Yildirim also said Turkey would shut down an air base near Ankara which served as a hub for the coup plotters as well as all military barracks used by them.

MILITARY SHAKE-UP

Turkey announced late on Thursday a major shake-up of its armed forces, NATO’s second largest, with the promotion of 99 colonels to the rank of general or admiral and the dishonorable discharge of nearly 1,700 military personnel over their alleged roles in the coup.

About 40 percent of all generals and admirals have been dismissed since the coup.

Defence Minister Fikri Isik told broadcaster NTV on Friday the shake-up in the military was not yet over, adding that military academies would now be a target of “cleansing”.

The purges have also hit government ministries, schools and universities, the police, civil service, media and business.
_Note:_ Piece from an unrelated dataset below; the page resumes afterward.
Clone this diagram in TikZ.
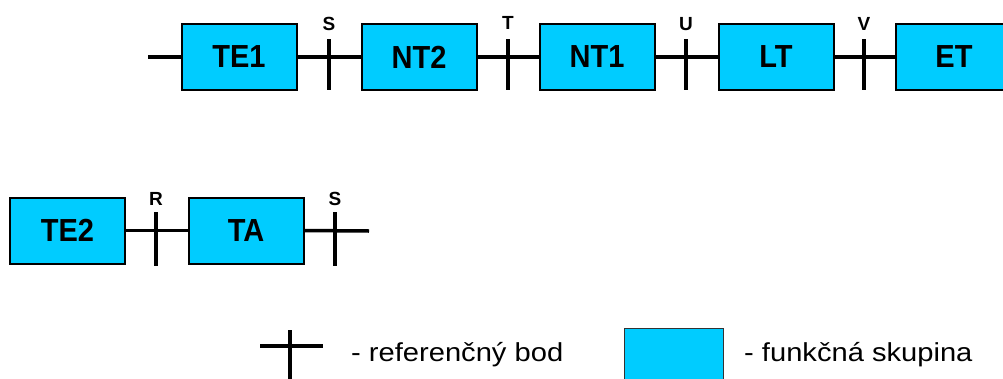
\documentclass[tikz,border=0pt]{standalone}
\usepackage{fontspec}
\setmainfont{Liberation Sans}
\definecolor{fgcyan}{RGB}{0,204,255}
\tikzset{
  fgbox/.style={draw=black, line width=2pt, fill=fgcyan, minimum width=115pt, minimum height=66pt, inner sep=0pt, font=\fontsize{29}{29}\selectfont\bfseries},
  wire/.style={line width=3.5pt},
  tick/.style={line width=4pt},
  ticklabel/.style={inner sep=0pt, font=\fontsize{19}{19}\selectfont\bfseries},
  legendtext/.style={inner sep=0pt, anchor=base west, font=\fontsize{26}{26}\selectfont}
}
\newcommand{\boxtxt}[1]{\scalebox{1}[1.1]{#1}}
\newcommand{\legtxt}[1]{\scalebox{1.12}[1]{#1}}
\begin{document}
\begin{tikzpicture}[x=1pt,y=-1pt]
\useasboundingbox (0,0) rectangle (1003,378);
\clip (0,0) rectangle (1003,378);
% top row
\node[fgbox] (TE1) at (239,57) {\boxtxt{TE1}};
\node[fgbox] (NT2) at (419,57) {\boxtxt{NT2}};
\node[fgbox] (NT1) at (597,57) {\boxtxt{NT1}};
\node[fgbox] (LT)  at (776,57) {\boxtxt{LT}};
\node[fgbox,minimum width=116pt] (ET)  at (954,57) {\boxtxt{ET}};
\coordinate (in1) at (148,57);
\draw[wire] (in1) -- (TE1.west);
\draw[wire] (TE1.east) -- (NT2.west);
\draw[wire] (NT2.east) -- (NT1.west);
\draw[wire] (NT1.east) -- (LT.west);
\draw[wire] (LT.east) -- (ET.west);
% reference points top
\coordinate (St) at (329,39); \coordinate (Sb) at (329,90);
\coordinate (Tt) at (508,39); \coordinate (Tb) at (508,90);
\coordinate (Ut) at (686,39); \coordinate (Ub) at (686,90);
\coordinate (Vt) at (864,39); \coordinate (Vb) at (864,90);
\draw[tick] (St) -- (Sb);
\draw[tick] (Tt) -- (Tb);
\draw[tick] (Ut) -- (Ub);
\draw[tick] (Vt) -- (Vb);
\node[ticklabel] (lS) at (329,24) {S};
\node[ticklabel] (lT) at (508,23) {T};
\node[ticklabel] (lU) at (686,24) {U};
\node[ticklabel] (lV) at (864,24) {V};
% bottom row
\node[fgbox] (TE2) at (67.5,230.5) {\boxtxt{TE2}};
\node[fgbox] (TA)  at (246,230.5) {\boxtxt{TA}};
\coordinate (out2) at (369,231);
\draw[wire] (TE2.east) -- (TA.west);
\draw[wire] (TA.east) -- (out2);
\coordinate (Rt) at (156,212); \coordinate (Rb) at (156,266);
\coordinate (S2t) at (335,212); \coordinate (S2b) at (335,266);
\draw[tick] (Rt) -- (Rb);
\draw[tick] (S2t) -- (S2b);
\node[ticklabel] (lR) at (156,199) {R};
\node[ticklabel] (lS2) at (335,199) {S};
% legend
\coordinate (ch1) at (260,346); \coordinate (ch2) at (323,346);
\coordinate (cv1) at (290,330); \coordinate (cv2) at (290,380);
\draw[line width=3.5pt] (ch1) -- (ch2);
\draw[line width=4pt] (cv1) -- (cv2);
\node[legendtext] (lg1) at (351,361) {\legtxt{- referenčný bod}};
\node[draw=black!80, line width=1pt, fill=fgcyan, minimum width=99pt, minimum height=60pt, inner sep=0pt, anchor=north west] (lgbox) at (624,328) {};
\node[legendtext] (lg2) at (744,361) {\legtxt{- funkčná skupina}};
\end{tikzpicture}
\end{document}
The number of public sector workers removed from their posts since the coup attempt now stands at more than 66,000, including some 43,000 people in education, the state-run Anadolu news agency reported on Friday.

Interior Minister Efkan Ala said more than 18,000 people had been detained over the failed coup, and that 50,000 passports had been canceled. The labor ministry said it was investigating 1,300 staff over their possible involvement.
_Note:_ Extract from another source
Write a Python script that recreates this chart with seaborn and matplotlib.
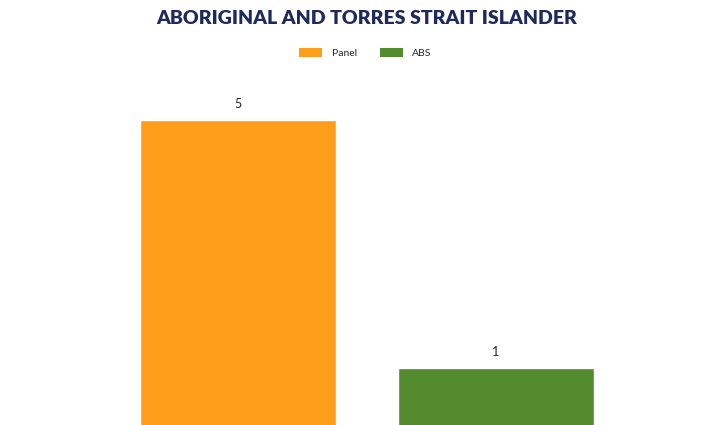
import matplotlib
matplotlib.use("Agg")
import matplotlib.pyplot as plt
import seaborn as sns
import pandas as pd
from matplotlib.patches import Patch

# Data
categories = ["Panel", "ABS"]
values = [5, 1]
colors = ["#FF9E1B", "#548B2F"]
title = "ABORIGINAL AND TORRES STRAIT ISLANDER"

sns.set_theme(style="white")
plt.rcParams["font.family"] = ["Lato", "DejaVu Sans"]

df = pd.DataFrame({"group": categories, "value": values})

fig = plt.figure(figsize=(7.19, 4.25), dpi=100)
ax = fig.add_axes([0, 0, 1, 1])

sns.barplot(data=df, x="group", y="value", hue="group", palette=colors,
            order=categories, hue_order=categories, dodge=False,
            width=0.76, legend=False, ax=ax, saturation=1)

ax.set_xlim(-0.922, 1.864)
ax.set_ylim(0.08, 6.935)
ax.axis("off")

for i, v in enumerate(values):
    ax.annotate(f"{v}", xy=(i, v), xytext=(0, 7.5), textcoords="offset points",
                ha="center", va="bottom", fontsize=9, color="#222222")

fig.text(0.51, 0.957, title, ha="center", va="center", fontsize=14,
         fontweight="heavy", color="#1F2A5C")

handles = [Patch(facecolor=c, edgecolor="none") for c in colors]
fig.legend(handles, categories, loc="center", bbox_to_anchor=(0.508, 0.875),
           ncol=2, frameon=False, fontsize=7.5, handlelength=2.2,
           handleheight=0.9, columnspacing=2.2, handletextpad=0.9)

fig.savefig("out.png", dpi=100)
Erdogan says Gulen harnessed his extensive network of schools, charities and businesses, built up in Turkey and abroad over decades, to create a secretive “parallel state” that aimed to take over the country.

Erdogan’s critics say he is using the purges to crack down indiscriminately on dissent and to tighten his grip on power.

With long land borders with Syria and Iraq, Turkey is a central part of the U.S.-led military operation against Islamic State. As home to millions of Syrian refugees, it is also the European Union’s partner in a deal reached last year to halt the biggest flow of migrants into Europe since World War Two.

Turkey hosts U.S. troops and warplanes at Incirlik Air Base, from which the United States flies sorties against Islamic State militants in Iraq and Syria. Those air operations were temporarily halted following the coup attempt.

Attempting to reassure the United States, Foreign Minister Mevlut Cavusoglu said on Friday that Turkey’s armed forces, “cleansed” of their Gulenist elements, would prove more “trustworthy … and effective” allies against Islamic State.

Nevertheless, there is a growing anti-U.S. mood in Turkey which is likely to harden further if Washington refuses to extradite Gulen.

Several hundred flag-waving protesters staged a peaceful protest march near the Incirlik base on Thursday, chanting “Allahu Akbar” (God is greatest) and “Damn the U.S.A”, the pro-government Yeni Safak newspaper reported. The protesters burned a U.S. flag.

“POWER POISONING”

The crackdown on Gulenists pressed on unabated on Friday.

In the central city of Kayseri, a stronghold of Erdogan’s ruling Islamist-rooted AK Party, police detained the chairman of furniture-to-cables conglomerate Boydak Holding and two company executives as part of the investigation into the “Gulenist Terror Group”,  Anadolu reported.

Prosecutors in the Aegean coastal city of Izmir issued orders to detain 200 police on Friday as part of the investigation targeting Gulenists, the Dogan news agency said.

In the Netherlands, a spokeswoman for the Gulenist community said supporters feared for their safety after dozens of death threats and acts of arson and vandalism in Dutch towns and cities in the past two weeks. Saniye Calkin said supporters in neighboring Germany were reporting similar incidents.

Germany is home to Europe’s largest Turkish diaspora, while the Netherlands also has around half a million ethnic Turks.

Gulen, who has lived in self-imposed exile in the U.S. state of Pennsylvania since 1999, again maintained his innocence during an interview with Italy’s Corriere della Sera newspaper, saying he had himself suffered from previous coups in Turkey.

Asked why his once-warm ties with Erdogan and the AK Party had turned sour, Gulen said: “It appears that after staying in power for too long, (they) are suffering from power poisoning.”

Gulen, whose Hizmet (Service) movement stresses the need to embrace scientific progress and inter-faith dialogue, said he still strongly backed Ankara’s bid to join the EU, saying this would buttress democracy and human rights in Turkey.